Building a data processing framework
The team stacked distributed technologies into a series of data processing pipelines that ingest, curate and index the data. The scientists wrangling the data specified how the pipelines should acquire and clean the data.
“Each type of data we ingest has its own data schema and format,” Garcia said. “In order for the data to be useful, it has to be curated first so it can be easily discovered for an event.”
Hortonworks Data Platform, running on Sandia’s computers, was used as the software infrastructure for the data processing and analytic pipelines. Within Hortonworks, the team developed and integrated Apache Storm topologies for each data pipeline. The curated data was then stored in Apache Solr, an enterprise search engine and database.
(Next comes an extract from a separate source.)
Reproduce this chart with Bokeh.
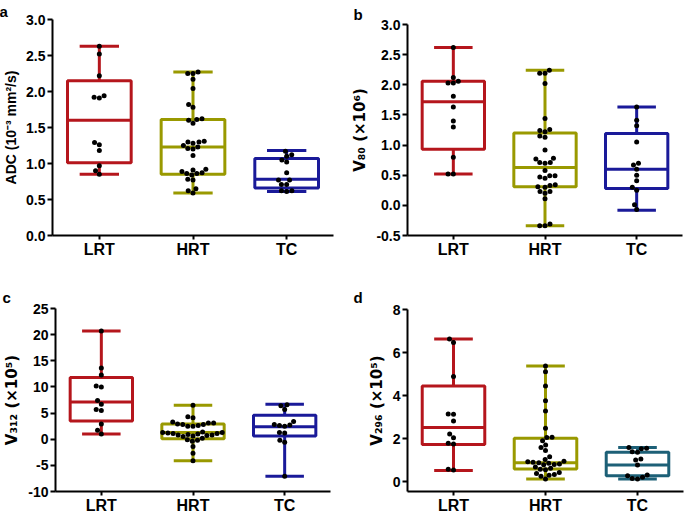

PyTorch and Lucidwork’s Banana were used for vehicle object detection and data visualization.
Finding the right data
“Bringing in large amounts of data is difficult, but it’s even more challenging to find the information you’re really looking for,” Garcia said. “For example, during the project we would see tweets that say something like ‘Air traffic control has kept us on the ground for the last hour at Midway.’ Traffic is in the tweet, but it’s not relevant to freeway traffic.”
To determine the level of traffic congestion on a Chicago freeway, ideally the tool could use a variety of data types, including a traffic camera showing flow in both directions, geolocated tweets about accidents, road sensors measuring average speed, satellite imagery of the areas and traffic signs estimating current travel times between mileposts, said Forest Danford, a Sandia computer scientist and research team member.
“However, we also get plenty of bad data like a web camera image that’s hard to read, and it is rare that we end up with many different data types that are very tightly co-located in time and space,” Danford said. “We needed a mechanism to learn on the 90 million-plus events (related to Chicago traffic) we’ve observed to be able to make decisions based on incomplete or imperfect information.”
The team added a traffic congestion classifier by training merged computer systems modeled on the human brain on features extracted from labeled images and tweets, and other events that corresponded to the data in time and space. The trained classifier was able to generate predictions on traffic congestion based on operational data at any given time point and location, Danford said.
Professors Minh Do and Ramavarapu Sreenivas and their students at UIUC worked on real-time object and image recognition with web-camera imaging and developed robust route planning processes based off the various data sources.
“We’re trying to make data discoverable, accessible and usable,” Garcia said.
The Sandia team is transferring the architecture, analytics and lessons learned in Chicago to other projects and will continue to investigate analytic tools, make improvements to the object recognition model and work to generate meaningful, actionable intelligence.